Lightning Just Landed on Hodl Hodl and Africa Is Where It Hits Hardest
Between Africa loving P2P and Africa quietly leaving Bitcoin behind for stablecoins has had a simple, ugly cause: on-chain Bitcoin fees and confirmation times don't match how Africans actually trade.
Lightning fixes that. And today, Lightning is live on Hodl Hodl!
What changed
Hodl Hodl now supports Lightning Network transactions alongside our regular on-chain multisig contracts. Faster settlement. Lower fees. And the part that matters most for this continent, lower minimum trade sizes that are actually viable.
If you've ever tried to sell ₦20,000 worth of Bitcoin and watched the network fee eat a meaningful slice of the trade, you already understand the problem. Lightning is the answer to it.
Why this is an African story before it's anything else
Africa doesn't trade Bitcoin the way New York trades Bitcoin. The average ticket is small. The use cases are tactical, pay a supplier in Guangzhou, top up a freelancer in Nairobi, send rent to a sibling in Joburg, dollar-cost average a few thousand naira on payday, cash out just enough to cover school fees this week.
In that world, on-chain fees and 10–60 minute confirmation windows aren't a technical inconvenience. They're a market closure. A $3 fee on a $30 trade is a 10% tax. A 40-minute wait while the naira–dollar rate moves is a real loss. So traders did the rational thing: they stopped using Bitcoin for these flows and switched to stablecoins on cheaper chains.
Lightning rewrites that math. Trades that didn't make sense on-chain now do. The Bitcoiner in Kisumu sending a few thousand shillings to a market maker in Lagos. The university student in Abuja buying ₦5,000 of sats. The small business owner in Cape Town settling a quick invoice. These trades have always existed, they just haven't existed on Bitcoin rails.
Now they can.
Three shifts this actually unlocks
1. The micro-trade returns to Bitcoin. Lower minimums mean Hodl Hodl is no longer just a platform for serious-size P2P. It's a place where someone with ₦10,000 to spare can buy sats on a Bitcoin-only, non-custodial platform, and actually have most of that money turn into Bitcoin instead of fees.
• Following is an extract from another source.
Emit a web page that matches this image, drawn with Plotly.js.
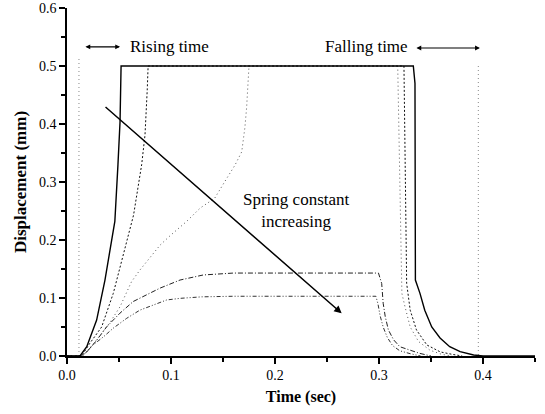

2. Remittance corridors get a real Bitcoin option. Remittances into Africa still average 8–10% in fees through traditional rails. Diaspora workers have been routing around that with stablecoins, but stablecoins come with a counterparty: an issuer who can control and has access etc. Lightning gives the same speed and low cost on actual Bitcoin.
3. Market makers can run faster, tighter books. If you make markets on Hodl Hodl, settlement speed is your bottleneck. Faster contract completion means more turns per day, smaller spreads, more competitive rates for buyers and sellers. African market makers — the people I work with daily — have been asking for this. It's here.
What it doesn't change
Hodl Hodl is still Hodl Hodl. Non-custodial. Bitcoin-only. Multisig escrow for on-chain trades, exactly as before. The Lightning option sits alongside that — you choose your mode, on-chain or Lightning, when you create or accept an offer. If you've built your flow around our regular contracts, nothing breaks. If you want speed and lower minimums, the new lane is open.
The bigger picture
For three years, the conversation on this continent has quietly drifted away from Bitcoin and toward stablecoins-as-default. The reasons were practical, not ideological. Speed. Cost. Trade size. Lightning closes that practicality gap Whether it closes the perception gap is up to us African Bitcoiners.
The rails are ready. The story now is what we put on them.